**Instruction**
Tally the lines with the word "this" and report the number alone.
------------------------------------------------------------
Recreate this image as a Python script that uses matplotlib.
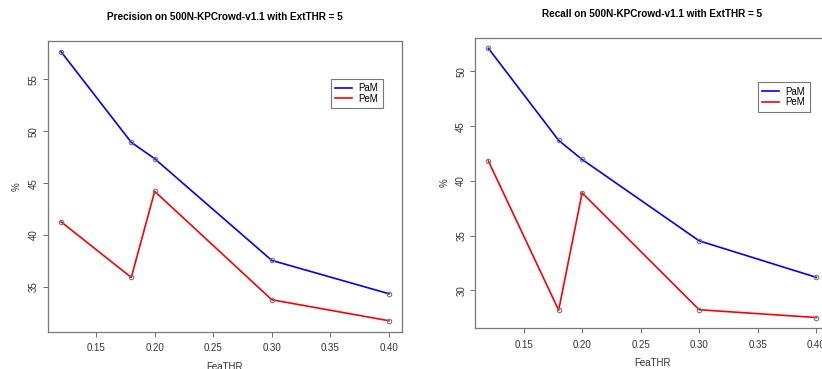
import numpy as np
import matplotlib
matplotlib.use('Agg')
import matplotlib.pyplot as plt

# data
fea_thr = [0.12, 0.18, 0.20, 0.30, 0.40]
prec_pam = [57.66, 48.93, 47.35, 37.56, 34.35]
prec_pem = [41.28, 35.92, 44.21, 33.77, 31.75]
rec_pam = [52.10, 43.70, 41.96, 34.53, 31.20]
rec_pem = [41.81, 28.20, 38.91, 28.24, 27.53]
x_ticks = [0.15, 0.20, 0.25, 0.30, 0.35, 0.40]
prec_yticks = [35, 40, 45, 50, 55]
rec_yticks = [30, 35, 40, 45, 50]

plt.rcParams['font.family'] = ['Liberation Sans', 'DejaVu Sans']

W, H = 822, 369
fig = plt.figure(figsize=(W / 100, H / 100), dpi=100)


def r_limits(v):
    # R pads the data range by 4% on each side
    lo, hi = min(v), max(v)
    pad = (hi - lo) * 0.04
    return lo - pad, hi + pad


def panel(box, title, pam, pem, yticks, leg_pos):
    x0, y0, x1, y1 = box  # pixel coords, top-left origin
    ax = fig.add_axes([x0 / W, 1 - y1 / H, (x1 - x0) / W, (y1 - y0) / H])
    ax.plot(fea_thr, pam, color='#0000ff', lw=1.2, label='PaM', zorder=2)
    ax.plot(fea_thr, pem, color='#ff0000', lw=1.2, label='PeM', zorder=2)
    for s in (pam, pem):
        ax.plot(fea_thr, s, ls='none', marker='o', ms=3.2, mfc='none',
                mec='#777777', mew=0.8, zorder=3)
    ax.set_xlim(*r_limits(fea_thr))
    ax.set_ylim(*r_limits(pam + pem))
    ax.set_xticks(x_ticks)
    ax.set_xticklabels(['%.2f' % t for t in x_ticks])
    ax.set_yticks(yticks)
    ax.set_yticklabels([str(t) for t in yticks], rotation=90, va='center')
    ax.tick_params(labelsize=7, length=3.5, width=0.6, color='#555555',
                   labelcolor='#333333', pad=5)
    ax.tick_params(axis='y', pad=3)
    for sp in ax.spines.values():
        sp.set_color('#777777')
        sp.set_linewidth(0.9)
    ax.set_title(title, fontsize=7.2, fontweight='bold', pad=15)
    ax.set_xlabel('FeaTHR', fontsize=7, color='#333333', labelpad=6)
    ax.set_ylabel('%', fontsize=7, color='#333333', labelpad=5)
    leg = ax.legend(loc='upper left', bbox_to_anchor=leg_pos, fontsize=7,
                    frameon=True, fancybox=False, handlelength=1.7,
                    handletextpad=0.7, borderpad=0.45, labelspacing=0.05,
                    borderaxespad=0)
    leg.get_frame().set_edgecolor('#555555')
    leg.get_frame().set_linewidth(0.8)
    return ax


panel((47.9, 40.9, 402, 331.5),
      'Precision on 500N-KPCrowd-v1.1 with ExtTHR = 5',
      prec_pam, prec_pem, prec_yticks,
      ((331 - 47.9) / (402 - 47.9), (331.5 - 79) / (331.5 - 40.9)))
panel((475.3, 37.6, 829.4, 328.3),
      'Recall on 500N-KPCrowd-v1.1 with ExtTHR = 5',
      rec_pam, rec_pem, rec_yticks,
      ((758 - 475.3) / (829.4 - 475.3), (328.3 - 82.3) / (328.3 - 37.6)))

fig.savefig('out.png', dpi=100)
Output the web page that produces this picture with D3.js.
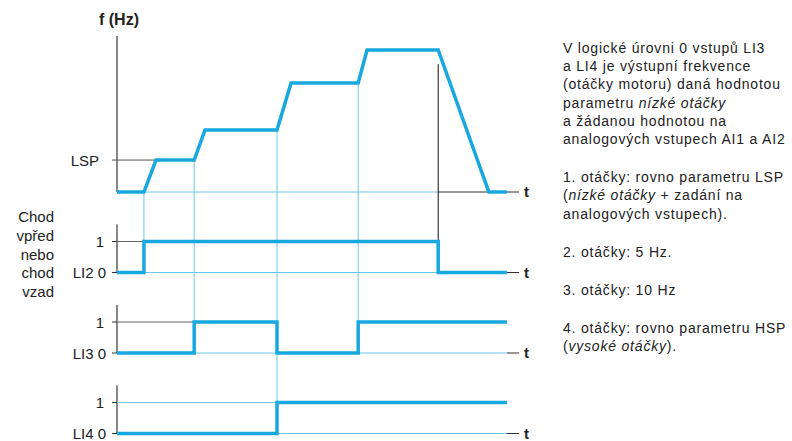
<!DOCTYPE html>
<html><head><meta charset="utf-8">
<script src="https://cdn.jsdelivr.net/npm/d3@7"></script>
<style>body{margin:0;background:#fff}svg{display:block}</style>
</head><body><svg id="c" width="792" height="441"></svg>
<script>
// ---- data ----
const freqT = [0, 6.7, 9.7, 19.2, 21.9, 39.8, 43.3, 60, 62.2, 79.9, 92.5, 97];
const freqF = [0, 0, 22.5, 22.5, 43.7, 43.7, 76.8, 76.8, 100, 100, 0, 0];
const lspValue = 22.5;
const logicNames = ["LI2", "LI3", "LI4"];
const li2T = [0, 6.7, 79.9, 97];
const li2V = [0, 1, 0, 0];
const li3T = [0, 19.2, 39.8, 60, 97];
const li3V = [0, 1, 0, 1, 1];
const li4T = [0, 39.8, 97];
const li4V = [0, 1, 1];
const guideT = [6.7, 19.2, 39.8, 60, 79.9];
const guideFromF = [0, 22.5, 43.7, 76.8, 90];
const guideToPanel = [0, 1, 2, 1, 0];
const level1LineEnd = [6.7, 19.2, 39.8];
const leftText = ["Chod", "vpřed", "nebo", "chod", "vzad"];
const paragraphs = [
  [[["V logické úrovni 0 vstupů LI3", false]],
   [["a LI4 je výstupní frekvence", false]],
   [["(otáčky motoru) daná hodnotou", false]],
   [["parametru ", false], ["nízké otáčky", true]],
   [["a žádanou hodnotou na", false]],
   [["analogových vstupech AI1 a AI2", false]]],
  [[["1. otáčky: rovno parametru LSP", false]],
   [["(", false], ["nízké otáčky", true], [" + zadání na", false]],
   [["analogových vstupech).", false]]],
  [[["2. otáčky: 5 Hz.", false]]],
  [[["3. otáčky: 10 Hz", false]]],
  [[["4. otáčky: rovno parametru HSP", false]],
   [["(", false], ["vysoké otáčky", true], [").", false]]]
];

// ---- drawing ----
const svg = d3.select("#c");
svg.append("rect").attr("width", 792).attr("height", 441).attr("fill", "#fff");
const FONT = "'Liberation Sans', Arial, Helvetica, sans-serif";
const THICK = "#17a8df", THIN = "#6cc6ea", DARK = "#333";

const x = d3.scaleLinear().domain([0, 100]).range([117, 519]);
const yF = d3.scaleLinear().domain([0, 100]).range([192, 50]);
const panelBase = [272.5, 353, 433.5];
const yL = panelBase.map(b => d3.scaleLinear().domain([0, 1]).range([b, b - 31]));

const gThin = svg.append("g").attr("fill", "none").attr("stroke-width", 1);
const gThick = svg.append("g").attr("fill", "none").attr("stroke", THICK)
  .attr("stroke-width", 3.5).attr("stroke-linejoin", "miter");
const gText = svg.append("g").attr("font-family", FONT).attr("fill", "#222");

function hline(y, x1, x2, color) {
  gThin.append("line").attr("x1", x1).attr("x2", x2).attr("y1", y).attr("y2", y).attr("stroke", color);
}
function vline(xp, y1, y2, color) {
  gThin.append("line").attr("x1", xp).attr("x2", xp).attr("y1", y1).attr("y2", y2).attr("stroke", color);
}

// frequency panel axes
vline(x(0), yF(0), 36, "#111");
hline(yF(0), x(0), x(79.9), THIN);
hline(yF(0), x(79.9), x(100), DARK);
hline(yF(lspValue), x(0) - 5, x(freqT[2]), "#555");
gText.append("text").attr("x", 99).attr("y", yF(lspValue) + 5.5).attr("text-anchor", "end")
  .attr("font-size", 15).text("LSP");
gText.append("text").attr("x", 119).attr("y", 25).attr("text-anchor", "middle")
  .attr("font-size", 16).attr("font-weight", "bold").text("f (Hz)");
gText.append("text").attr("x", 524).attr("y", yF(0) + 5).attr("font-size", 15)
  .attr("font-weight", "bold").text("t");

// logic panels axes
yL.forEach((s, i) => {
  vline(x(0), s(0), s(1.55), "#111");
  hline(s(0), x(0) - 5, x(0), DARK);
  hline(s(0), x(0), x(97), THIN);
  hline(s(0), x(97), x(100), DARK);
  hline(s(1), x(0) - 5, x(0), DARK);
  hline(s(1), x(0), x(level1LineEnd[i]), i === 2 ? THIN : "#666");
  gText.append("text").attr("x", 104).attr("y", s(1) + 5.5).attr("text-anchor", "end")
    .attr("font-size", 15).text("1");
  gText.append("text").attr("x", 106).attr("y", s(0) + 5.5).attr("text-anchor", "end")
    .attr("font-size", 15).text(logicNames[i] + " 0");
  gText.append("text").attr("x", 524).attr("y", s(0) + 5).attr("font-size", 15)
    .attr("font-weight", "bold").text("t");
});

// guide lines
guideT.forEach((t, i) => {
  const col = i === 4 ? "#111" : THIN;
  vline(x(t), yF(guideFromF[i]), yL[guideToPanel[i]](1), col);
});

// thick curves
const fLine = d3.line().x(d => x(d[0])).y(d => yF(d[1]));
gThick.append("path").attr("d", fLine(d3.zip(freqT, freqF)));
const logicData = [[li2T, li2V], [li3T, li3V], [li4T, li4V]];
logicData.forEach(([ts, vs], i) => {
  const ln = d3.line().curve(d3.curveStepAfter).x(d => x(d[0])).y(d => yL[i](d[1]));
  gThick.append("path").attr("d", ln(d3.zip(ts, vs)));
});

// left text
leftText.forEach((t, i) => {
  gText.append("text").attr("x", 54).attr("y", 222 + i * 18.75).attr("text-anchor", "end")
    .attr("font-size", 15).text(t);
});

// right description
let yb = 53;
paragraphs.forEach((para, pi) => {
  if (pi > 0) yb += 20;
  para.forEach(line => {
    const tx = gText.append("text").attr("x", 563).attr("y", yb).attr("font-size", 14)
      .attr("letter-spacing", 0.8);
    line.forEach(([s, it]) => {
      tx.append("tspan").attr("font-style", it ? "italic" : "normal").text(s);
    });
    yb += 18.2;
  });
});
</script></body></html>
------------------------------------------------------------
**The output**
2